The President will probably be impeached by the House today. Only the 3rd time that’s happened in U.S. history. (None has ever been removed as the result of impeachment.)
And on the eve of his impeachment, the President issues not a Tweet (well, actually Tweets too), but also an uncharacteristically long in fact, multi-page letter—a litany of the wrongs done to him when he did nothing wrong—to the person doing those wrongs to him: House Speaker Nancy Pelosi.
The letter itself, which you can see by clicking here, reads like an encapsulated version of pretty much any recent airing of Fox and Friends. (Except slightly more laudatory of Trump.) And we’re pretty sure now what the President’s going to rail about at all his rallies between now and the next election.
Short version: Democrats are being unfair to him because they’re just jealous he’s so damn good at doing his job. And BTW, they “found NOTHING!”
Trump both accuses Democrats of giving it to him worse than at the “Salem Witch Trials”, yet just a couple of paragraphs later, accuses those same Democrats of themselves being “possessed”.
We can’t say for sure of course, but we’re pretty sure all the same, if Trump was responding to a similar letter written by someone else in a similar situation, he’d be saying something in there about the author “screaming and crying”, perhaps even “like a dog”. Also, since we now see for sure just how much being impeached is going to drive the President crazy, he might under other circumstances, to someone else, suggest doing it just because it’ll “drive them crazy”.

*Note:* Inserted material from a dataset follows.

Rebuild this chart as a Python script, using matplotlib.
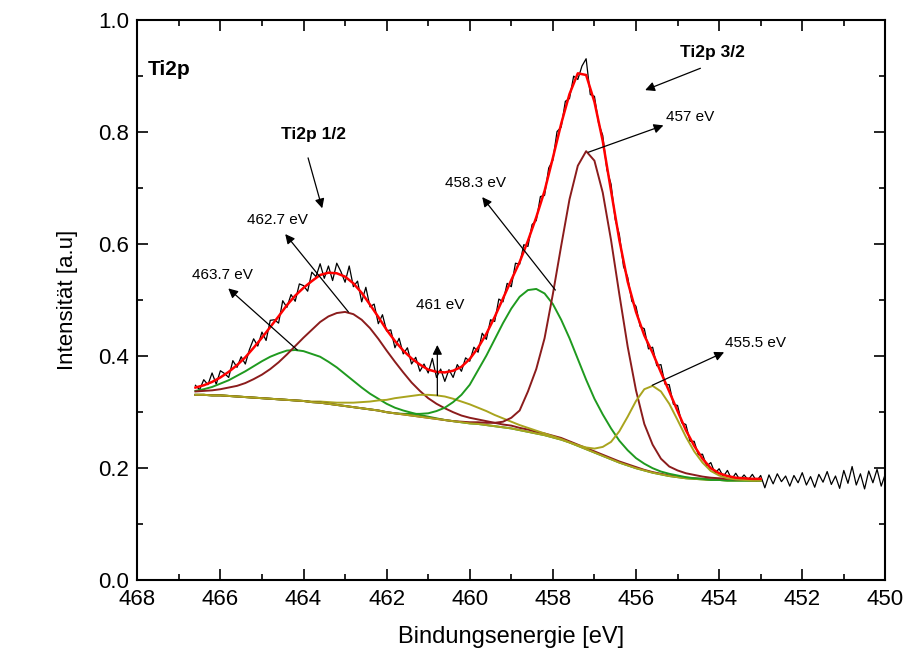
import numpy as np
import matplotlib
matplotlib.use("Agg")
import matplotlib.pyplot as plt
from matplotlib.ticker import MultipleLocator, FormatStrFormatter

plt.rcParams["font.family"] = ["Liberation Sans", "DejaVu Sans"]

spectrum = [
    .348, .340, .358, .349, .370, .350, .374, .369, .362, .392,
    .380, .399, .386, .412, .431, .418, .443, .428, .464, .465,
    .459, .499, .487, .510, .498, .529, .526, .516, .550, .542,
    .565, .539, .561, .535, .566, .551, .532, .561, .524, .534,
    .497, .523, .488, .493, .458, .474, .445, .447, .415, .432,
    .404, .415, .386, .398, .373, .386, .370, .396, .362, .377,
    .355, .376, .362, .385, .373, .397, .391, .416, .407, .441,
    .430, .465, .462, .502, .497, .530, .524, .566, .564, .599,
    .596, .635, .642, .685, .687, .736, .750, .801, .809, .855,
    .860, .900, .894, .918, .931, .867, .864, .816, .794, .733,
    .707, .644, .617, .560, .541, .498, .489, .453, .449, .413,
    .416, .383, .385, .350, .349, .314, .312, .281, .278, .248,
    .248, .224, .225, .204, .210, .191, .199, .185, .196, .180,
    .191, .179, .188, .179, .189, .177, .187,
    .165, .188, .172, .190, .176, .186, .168, .187, .174, .192,
    .170, .185, .166, .189, .175, .194, .171, .186, .164, .196,
    .173, .203, .170, .190, .163, .195, .174, .198, .168, .190,
]
spectrum_ev = np.linspace(466.6, 450.0, len(spectrum))

# fit curves, 466.6 -> 453.0 eV
envelope = [
    .344, .348, .354, .362, .372, .384, .398, .415, .433, .452,
    .471, .491, .508, .522, .534, .545, .549, .548, .542, .530,
    .513, .492, .470, .447, .427, .410, .396, .385, .376, .372,
    .371, .374, .381, .395, .415, .440, .470, .503, .536, .568,
    .606, .648, .695, .754, .815, .868, .905, .902, .854, .784,
    .695, .607, .533, .479, .437, .406, .371, .337, .302, .268,
    .240, .217, .200, .191, .186, .183, .182, .181, .181,
]
peak_463_7 = [
    .338, .341, .345, .351, .357, .365, .373, .382, .391, .399,
    .405, .410, .411, .409, .404, .399, .390, .380, .368, .356,
    .344, .333, .324, .315, .308, .303, .299, .295, .292, .289,
    .286, .284, .282, .280, .279, .277, .275, .273, .271, .268,
    .265, .262, .259, .255, .251, .246, .240, .234, .228, .222,
    .216, .210, .205, .200, .196, .192, .189, .186, .184, .182,
    .181, .180, .179, .179, .178, .178, .178, .178, .178,
]
peak_462_7 = [
    .337, .338, .339, .341, .344, .347, .352, .359, .367, .377,
    .389, .403, .418, .433, .447, .461, .471, .477, .479, .475,
    .465, .450, .431, .410, .390, .371, .353, .338, .325, .315,
    .307, .300, .294, .290, .287, .284, .281, .278, .276, .272,
    .269, .265, .262, .258, .254, .248, .242, .236, .230, .224,
    .218, .212, .207, .202, .197, .193, .190, .187, .185, .183,
    .182, .181, .180, .180, .179, .179, .179, .178, .178,
]
peak_461 = [
    .331, .331, .330, .330, .329, .328, .327, .326, .325, .324,
    .323, .322, .321, .320, .319, .319, .318, .317, .317, .317,
    .318, .319, .321, .322, .325, .327, .329, .331, .331, .330,
    .328, .324, .319, .314, .308, .302, .295, .289, .283, .277,
    .272, .267, .262, .257, .252, .246, .240, .234, .228, .222,
    .216, .210, .205, .200, .196, .192, .189, .186, .184, .182,
    .181, .180, .179, .179, .178, .178, .178, .178, .178,
]
peak_458_3 = [
    .331, .331, .330, .330, .329, .328, .327, .326, .325, .324,
    .323, .322, .321, .320, .318, .317, .315, .313, .311, .309,
    .307, .305, .303, .300, .298, .297, .297, .297, .298, .302,
    .308, .318, .331, .349, .375, .401, .430, .459, .485, .506,
    .518, .520, .512, .493, .465, .432, .395, .358, .324, .296,
    .271, .249, .232, .218, .208, .200, .194, .190, .187, .184,
    .182, .181, .179, .179, .178, .178, .178, .178, .178,
]
peak_457 = [
    .331, .331, .330, .330, .329, .328, .327, .326, .325, .324,
    .323, .322, .321, .320, .318, .317, .315, .313, .311, .309,
    .307, .305, .303, .300, .298, .296, .294, .292, .290, .288,
    .286, .284, .283, .282, .282, .281, .281, .283, .290, .303,
    .337, .377, .432, .511, .597, .680, .740, .766, .749, .692,
    .607, .510, .417, .339, .279, .242, .217, .203, .196, .191,
    .188, .185, .183, .182, .181, .180, .180, .180, .180,
]
peak_455_5 = [
    .331, .331, .330, .330, .329, .328, .327, .326, .325, .324,
    .323, .322, .321, .320, .318, .317, .315, .313, .311, .309,
    .307, .305, .303, .300, .298, .296, .294, .292, .290, .288,
    .286, .284, .282, .280, .279, .277, .275, .273, .271, .268,
    .265, .262, .259, .255, .251, .246, .241, .237, .235, .238,
    .247, .266, .292, .320, .341, .347, .337, .315, .286, .256,
    .230, .210, .195, .187, .182, .180, .179, .178, .178,
]
fit_ev = np.linspace(466.6, 453.0, len(envelope))

# peak labels: text, text position, arrow tail, arrow tip
labels = ["463.7 eV", "462.7 eV", "461 eV", "458.3 eV", "457 eV", "455.5 eV"]
label_xy = [(465.95, 0.545), (464.63, 0.643), (460.71, 0.491),
            (459.87, 0.709), (454.69, 0.827), (453.13, 0.423)]
arrow_from = [(464.15, 0.411), (462.92, 0.479), (460.78, 0.330),
              (457.94, 0.518), (457.15, 0.764), (455.61, 0.348)]
arrow_to = [(465.81, 0.521), (464.44, 0.618), (460.78, 0.420),
            (459.70, 0.684), (455.34, 0.812), (453.88, 0.407)]

dark_red = "#8b1c1c"
green = "#1f9a1f"
olive = "#a9a41e"

fig = plt.figure(figsize=(9.09, 6.7), dpi=100)
ax = fig.add_axes([0.151, 0.134, 0.823, 0.836])

ax.plot(spectrum_ev, spectrum, color="black", lw=0.9)

ax.plot(fit_ev, peak_463_7, color=green, lw=1.4)
ax.plot(fit_ev, peak_462_7, color=dark_red, lw=1.4)
ax.plot(fit_ev, peak_461, color=olive, lw=1.4)
ax.plot(fit_ev, peak_458_3, color=green, lw=1.4)
ax.plot(fit_ev, peak_457, color=dark_red, lw=1.4)
ax.plot(fit_ev, peak_455_5, color=olive, lw=1.4)
ax.plot(fit_ev, envelope, color="red", lw=1.8)

# arrows with binding energies
arrow_style = dict(arrowstyle="-|>", color="black", lw=0.9, mutation_scale=14,
                   shrinkA=0, shrinkB=0)
for text, xy, tail, tip in zip(labels, label_xy, arrow_from, arrow_to):
    ax.annotate("", xy=tip, xytext=tail, arrowprops=arrow_style)
    ax.text(xy[0], xy[1], text, fontsize=11, ha="center", va="center")

# doublet labels
ax.text(467.74, 0.911, "Ti2p", fontsize=15, fontweight="bold", ha="left", va="center")
ax.text(463.77, 0.795, "Ti2p 1/2", fontsize=12.5, fontweight="bold", ha="center", va="center")
ax.annotate("", xy=(463.55, 0.664), xytext=(463.89, 0.754), arrowprops=arrow_style)
ax.text(454.16, 0.943, "Ti2p 3/2", fontsize=12.5, fontweight="bold", ha="center", va="center")
ax.annotate("", xy=(455.78, 0.875), xytext=(454.45, 0.914), arrowprops=arrow_style)

ax.set_xlim(468, 450)
ax.set_ylim(0, 1.0)
ax.xaxis.set_major_locator(MultipleLocator(2))
ax.xaxis.set_minor_locator(MultipleLocator(1))
ax.yaxis.set_major_locator(MultipleLocator(0.2))
ax.yaxis.set_minor_locator(MultipleLocator(0.1))
ax.yaxis.set_major_formatter(FormatStrFormatter("%.1f"))
ax.tick_params(which="both", direction="in", top=True, right=True, width=1.2)
ax.tick_params(which="major", length=8, labelsize=16, pad=6)
ax.tick_params(which="minor", length=4)
for spine in ax.spines.values():
    spine.set_linewidth(1.5)

ax.set_xlabel("Bindungsenergie [eV]", fontsize=17, labelpad=12)
ax.set_ylabel("Intensität [a.u]", fontsize=16, labelpad=14)

fig.savefig("out.png", dpi=100)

So despite powerful Trump allies in the Senate (McConnell, Graham, Paul, et. al.) throwing key blocks, the President seems to be signaling the “trick play” he called on his impeachment of getting the American public to blame Democrats for not doing their job by not allowing them to do their job, thus distracting from his misdeeds, may not be unfolding exactly as planned.

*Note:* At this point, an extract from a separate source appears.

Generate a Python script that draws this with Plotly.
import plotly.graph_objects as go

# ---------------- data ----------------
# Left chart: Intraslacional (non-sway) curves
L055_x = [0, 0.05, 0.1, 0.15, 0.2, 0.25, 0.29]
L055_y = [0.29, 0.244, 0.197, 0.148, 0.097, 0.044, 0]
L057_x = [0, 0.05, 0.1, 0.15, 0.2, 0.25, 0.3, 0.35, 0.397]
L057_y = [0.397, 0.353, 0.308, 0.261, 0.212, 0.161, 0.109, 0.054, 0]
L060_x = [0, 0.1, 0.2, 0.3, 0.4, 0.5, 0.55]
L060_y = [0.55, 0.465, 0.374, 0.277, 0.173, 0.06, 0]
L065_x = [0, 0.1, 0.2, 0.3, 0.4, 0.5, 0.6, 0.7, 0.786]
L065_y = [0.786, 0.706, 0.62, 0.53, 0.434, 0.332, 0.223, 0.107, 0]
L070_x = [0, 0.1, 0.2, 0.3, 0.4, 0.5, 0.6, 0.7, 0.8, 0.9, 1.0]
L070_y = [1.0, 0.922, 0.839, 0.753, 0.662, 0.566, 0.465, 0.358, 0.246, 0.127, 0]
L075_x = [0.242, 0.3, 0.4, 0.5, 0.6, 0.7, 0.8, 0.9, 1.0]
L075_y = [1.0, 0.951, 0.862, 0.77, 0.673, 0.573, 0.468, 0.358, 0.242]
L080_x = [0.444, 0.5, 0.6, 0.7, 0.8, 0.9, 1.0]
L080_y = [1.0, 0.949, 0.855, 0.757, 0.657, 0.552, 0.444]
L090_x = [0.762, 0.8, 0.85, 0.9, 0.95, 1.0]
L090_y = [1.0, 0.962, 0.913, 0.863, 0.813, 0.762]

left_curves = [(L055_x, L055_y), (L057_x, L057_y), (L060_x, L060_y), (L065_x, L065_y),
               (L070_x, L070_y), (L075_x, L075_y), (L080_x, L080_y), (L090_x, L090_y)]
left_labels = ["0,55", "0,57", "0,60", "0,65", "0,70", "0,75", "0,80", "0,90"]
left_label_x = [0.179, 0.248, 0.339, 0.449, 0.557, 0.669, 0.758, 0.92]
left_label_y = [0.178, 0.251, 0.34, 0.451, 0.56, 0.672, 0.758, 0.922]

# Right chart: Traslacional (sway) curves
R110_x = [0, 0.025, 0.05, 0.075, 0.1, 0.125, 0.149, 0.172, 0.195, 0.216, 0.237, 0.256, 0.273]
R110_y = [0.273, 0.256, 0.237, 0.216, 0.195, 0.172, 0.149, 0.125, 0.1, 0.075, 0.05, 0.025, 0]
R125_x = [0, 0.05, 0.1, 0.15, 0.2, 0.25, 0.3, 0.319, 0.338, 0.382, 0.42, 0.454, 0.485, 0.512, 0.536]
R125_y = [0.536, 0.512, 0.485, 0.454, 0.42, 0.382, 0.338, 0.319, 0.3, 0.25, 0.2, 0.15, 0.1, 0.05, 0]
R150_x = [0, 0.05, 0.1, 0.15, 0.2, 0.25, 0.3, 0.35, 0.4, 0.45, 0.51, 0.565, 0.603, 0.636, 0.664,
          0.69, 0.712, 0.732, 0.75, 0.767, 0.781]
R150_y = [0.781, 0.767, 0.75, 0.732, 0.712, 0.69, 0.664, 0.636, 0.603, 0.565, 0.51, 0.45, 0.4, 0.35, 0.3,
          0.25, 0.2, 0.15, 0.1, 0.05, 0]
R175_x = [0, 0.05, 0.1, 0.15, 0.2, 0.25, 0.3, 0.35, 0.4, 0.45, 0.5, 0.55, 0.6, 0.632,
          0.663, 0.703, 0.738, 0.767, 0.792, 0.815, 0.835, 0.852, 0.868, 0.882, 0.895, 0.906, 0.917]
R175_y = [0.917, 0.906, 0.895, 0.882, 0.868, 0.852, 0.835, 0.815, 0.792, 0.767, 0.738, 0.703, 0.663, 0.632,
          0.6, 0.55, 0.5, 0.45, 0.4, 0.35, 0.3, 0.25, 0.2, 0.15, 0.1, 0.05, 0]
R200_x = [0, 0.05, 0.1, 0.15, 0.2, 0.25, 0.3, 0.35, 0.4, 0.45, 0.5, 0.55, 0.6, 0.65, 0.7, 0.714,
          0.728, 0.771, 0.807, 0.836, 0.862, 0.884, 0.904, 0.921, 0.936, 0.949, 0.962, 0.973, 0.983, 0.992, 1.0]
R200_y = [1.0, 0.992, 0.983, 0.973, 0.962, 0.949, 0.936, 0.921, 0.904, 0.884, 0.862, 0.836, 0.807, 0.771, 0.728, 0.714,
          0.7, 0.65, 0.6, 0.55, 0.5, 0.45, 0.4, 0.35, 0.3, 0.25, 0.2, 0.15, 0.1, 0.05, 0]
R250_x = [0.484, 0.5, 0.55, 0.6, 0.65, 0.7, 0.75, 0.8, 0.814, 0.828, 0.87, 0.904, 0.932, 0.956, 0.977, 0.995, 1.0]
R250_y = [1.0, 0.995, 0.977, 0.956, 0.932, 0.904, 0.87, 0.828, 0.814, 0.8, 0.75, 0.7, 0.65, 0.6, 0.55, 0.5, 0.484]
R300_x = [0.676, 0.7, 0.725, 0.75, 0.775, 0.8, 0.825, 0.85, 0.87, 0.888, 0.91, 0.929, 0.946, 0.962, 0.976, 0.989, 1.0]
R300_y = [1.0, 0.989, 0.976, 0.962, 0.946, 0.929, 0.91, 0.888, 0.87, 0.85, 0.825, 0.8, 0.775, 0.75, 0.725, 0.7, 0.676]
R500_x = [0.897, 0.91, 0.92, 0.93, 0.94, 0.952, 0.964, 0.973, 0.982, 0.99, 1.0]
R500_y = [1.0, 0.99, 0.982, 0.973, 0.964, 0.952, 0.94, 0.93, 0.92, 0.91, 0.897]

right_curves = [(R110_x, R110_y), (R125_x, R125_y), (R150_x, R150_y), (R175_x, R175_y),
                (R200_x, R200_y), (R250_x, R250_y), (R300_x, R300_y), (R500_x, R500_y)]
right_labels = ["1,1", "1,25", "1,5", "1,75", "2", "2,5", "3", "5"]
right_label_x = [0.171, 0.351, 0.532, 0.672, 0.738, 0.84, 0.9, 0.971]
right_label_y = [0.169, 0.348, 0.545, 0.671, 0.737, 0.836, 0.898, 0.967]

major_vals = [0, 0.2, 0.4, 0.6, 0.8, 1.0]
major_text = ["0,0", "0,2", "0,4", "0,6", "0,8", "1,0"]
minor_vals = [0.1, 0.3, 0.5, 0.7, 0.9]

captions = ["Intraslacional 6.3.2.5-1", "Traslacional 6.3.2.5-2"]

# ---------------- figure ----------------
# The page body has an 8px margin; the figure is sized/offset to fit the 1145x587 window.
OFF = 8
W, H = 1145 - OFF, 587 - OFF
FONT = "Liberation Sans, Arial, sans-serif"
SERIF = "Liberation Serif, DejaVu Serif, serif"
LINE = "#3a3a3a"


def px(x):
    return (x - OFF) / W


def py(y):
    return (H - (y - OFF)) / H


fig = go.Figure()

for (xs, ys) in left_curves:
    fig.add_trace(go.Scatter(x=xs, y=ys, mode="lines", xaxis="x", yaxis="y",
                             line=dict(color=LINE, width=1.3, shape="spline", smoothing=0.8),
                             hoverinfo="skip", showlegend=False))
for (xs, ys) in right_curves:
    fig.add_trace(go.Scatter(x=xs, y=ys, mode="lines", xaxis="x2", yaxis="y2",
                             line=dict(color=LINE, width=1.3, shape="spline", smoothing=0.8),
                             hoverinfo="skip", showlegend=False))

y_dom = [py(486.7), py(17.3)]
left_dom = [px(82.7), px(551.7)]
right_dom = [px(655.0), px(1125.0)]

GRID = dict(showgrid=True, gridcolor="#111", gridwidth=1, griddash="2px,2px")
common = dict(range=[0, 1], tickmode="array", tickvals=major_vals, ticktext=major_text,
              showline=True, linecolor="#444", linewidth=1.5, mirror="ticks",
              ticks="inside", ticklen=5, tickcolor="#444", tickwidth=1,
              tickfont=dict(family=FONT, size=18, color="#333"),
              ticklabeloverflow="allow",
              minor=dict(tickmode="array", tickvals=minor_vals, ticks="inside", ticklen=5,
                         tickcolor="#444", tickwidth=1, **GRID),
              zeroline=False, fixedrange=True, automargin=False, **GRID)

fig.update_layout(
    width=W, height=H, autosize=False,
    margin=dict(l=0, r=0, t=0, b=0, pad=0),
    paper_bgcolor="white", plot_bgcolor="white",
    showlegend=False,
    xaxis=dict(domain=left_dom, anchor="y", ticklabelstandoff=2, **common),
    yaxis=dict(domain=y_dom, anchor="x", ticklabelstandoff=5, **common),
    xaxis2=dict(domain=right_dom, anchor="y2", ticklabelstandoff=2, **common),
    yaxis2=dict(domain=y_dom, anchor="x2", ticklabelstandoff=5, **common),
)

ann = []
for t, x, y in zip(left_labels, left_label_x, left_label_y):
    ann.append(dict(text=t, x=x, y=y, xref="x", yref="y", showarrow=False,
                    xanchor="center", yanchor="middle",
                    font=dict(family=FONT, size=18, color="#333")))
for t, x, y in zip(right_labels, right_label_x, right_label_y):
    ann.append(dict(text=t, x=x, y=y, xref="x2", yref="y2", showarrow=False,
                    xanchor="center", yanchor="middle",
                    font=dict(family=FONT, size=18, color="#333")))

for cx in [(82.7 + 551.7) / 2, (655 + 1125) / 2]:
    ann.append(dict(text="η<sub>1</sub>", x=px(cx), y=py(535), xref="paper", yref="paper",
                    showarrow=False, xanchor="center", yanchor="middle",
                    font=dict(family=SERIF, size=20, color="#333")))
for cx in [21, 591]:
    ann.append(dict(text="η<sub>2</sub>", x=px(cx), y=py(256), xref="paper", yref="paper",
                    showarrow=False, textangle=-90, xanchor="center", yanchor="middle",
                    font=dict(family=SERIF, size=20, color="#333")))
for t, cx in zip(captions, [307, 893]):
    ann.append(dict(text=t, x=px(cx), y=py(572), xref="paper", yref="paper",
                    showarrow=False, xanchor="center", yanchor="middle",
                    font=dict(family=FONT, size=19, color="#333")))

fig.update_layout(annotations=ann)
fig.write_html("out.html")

Extending the football analogy just a little bit further: Trump’s also got his own Garo Yepremian in the form of his lawyer Rudy Giuliani, who stepped into it even a little deeper this week. (Too obscure a reference? Click here to learn more about Super Bowl VII).

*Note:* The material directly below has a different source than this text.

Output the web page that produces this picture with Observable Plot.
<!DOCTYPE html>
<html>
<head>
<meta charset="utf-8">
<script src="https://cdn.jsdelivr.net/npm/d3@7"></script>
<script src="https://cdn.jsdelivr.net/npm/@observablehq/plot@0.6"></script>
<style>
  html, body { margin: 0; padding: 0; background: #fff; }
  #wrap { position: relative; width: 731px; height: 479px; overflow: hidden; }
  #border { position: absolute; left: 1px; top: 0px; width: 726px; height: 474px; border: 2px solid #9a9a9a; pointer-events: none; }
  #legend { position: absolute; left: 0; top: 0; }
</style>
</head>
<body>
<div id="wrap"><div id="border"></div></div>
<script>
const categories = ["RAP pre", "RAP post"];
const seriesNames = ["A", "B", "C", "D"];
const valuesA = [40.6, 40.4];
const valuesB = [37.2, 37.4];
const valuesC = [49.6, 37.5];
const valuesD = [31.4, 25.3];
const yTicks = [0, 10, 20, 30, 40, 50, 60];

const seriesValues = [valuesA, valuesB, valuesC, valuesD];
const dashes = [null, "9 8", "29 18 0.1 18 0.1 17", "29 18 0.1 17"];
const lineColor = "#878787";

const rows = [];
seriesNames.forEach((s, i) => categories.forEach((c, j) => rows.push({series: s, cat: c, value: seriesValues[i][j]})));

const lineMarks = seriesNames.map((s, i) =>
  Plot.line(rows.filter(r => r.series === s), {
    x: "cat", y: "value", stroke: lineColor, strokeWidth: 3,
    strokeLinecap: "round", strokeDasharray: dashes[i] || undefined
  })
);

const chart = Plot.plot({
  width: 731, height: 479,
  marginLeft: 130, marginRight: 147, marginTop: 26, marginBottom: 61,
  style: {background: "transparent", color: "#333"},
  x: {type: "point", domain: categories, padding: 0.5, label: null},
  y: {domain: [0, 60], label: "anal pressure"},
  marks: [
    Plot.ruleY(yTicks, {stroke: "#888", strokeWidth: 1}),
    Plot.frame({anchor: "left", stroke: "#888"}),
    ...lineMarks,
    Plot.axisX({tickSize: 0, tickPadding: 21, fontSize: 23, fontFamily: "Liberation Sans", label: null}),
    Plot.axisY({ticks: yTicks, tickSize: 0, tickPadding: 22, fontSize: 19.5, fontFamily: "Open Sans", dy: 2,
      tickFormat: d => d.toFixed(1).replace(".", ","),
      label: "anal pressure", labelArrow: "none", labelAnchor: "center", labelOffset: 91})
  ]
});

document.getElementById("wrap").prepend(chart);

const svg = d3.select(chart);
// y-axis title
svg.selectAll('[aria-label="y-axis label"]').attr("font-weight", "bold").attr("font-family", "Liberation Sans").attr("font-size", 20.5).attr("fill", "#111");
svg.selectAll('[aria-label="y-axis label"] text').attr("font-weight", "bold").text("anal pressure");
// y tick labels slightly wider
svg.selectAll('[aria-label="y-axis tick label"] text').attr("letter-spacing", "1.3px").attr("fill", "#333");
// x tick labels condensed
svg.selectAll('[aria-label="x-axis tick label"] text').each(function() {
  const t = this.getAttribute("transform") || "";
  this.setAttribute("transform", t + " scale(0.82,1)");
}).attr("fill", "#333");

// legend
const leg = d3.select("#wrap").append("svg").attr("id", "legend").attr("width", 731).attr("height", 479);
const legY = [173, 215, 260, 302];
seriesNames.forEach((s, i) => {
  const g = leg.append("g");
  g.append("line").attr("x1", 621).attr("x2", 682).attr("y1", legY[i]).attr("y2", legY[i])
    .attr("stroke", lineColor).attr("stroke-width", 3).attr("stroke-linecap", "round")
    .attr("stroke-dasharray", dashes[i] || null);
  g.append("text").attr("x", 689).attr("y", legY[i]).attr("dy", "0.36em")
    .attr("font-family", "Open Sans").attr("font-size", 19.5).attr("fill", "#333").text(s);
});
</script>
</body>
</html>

Senate Majority Leader Mitch McConnell gave a speech on the Senate floor where he tried to run some nifty misdirection of his own: suggesting he would not support calling witnesses before the Senate whom the White House refused to allow to testify before the House. (That’s after Senate Minority Leader Chuck Schumer asked for assurances McConnell would do that, at least for a few. Something the New York Post’s Editorial Board called a “Hail Mary“.) McConnell also whined that Schumer insulted him by not calling him directly. And as the Washington Post’s Seung Min Kim points out, McConnell goes even further in an appearance on Fox News, suggesting there probably won’t be much of a trial at all in the Senate if he has anything to do with it, just:
- Listen to Pelosi’s folks and the President’s lawyers.
- “A period of written questions”.
- “Vote and move on”.
Anything else he dismisses in advance as amounting to a “show trial”.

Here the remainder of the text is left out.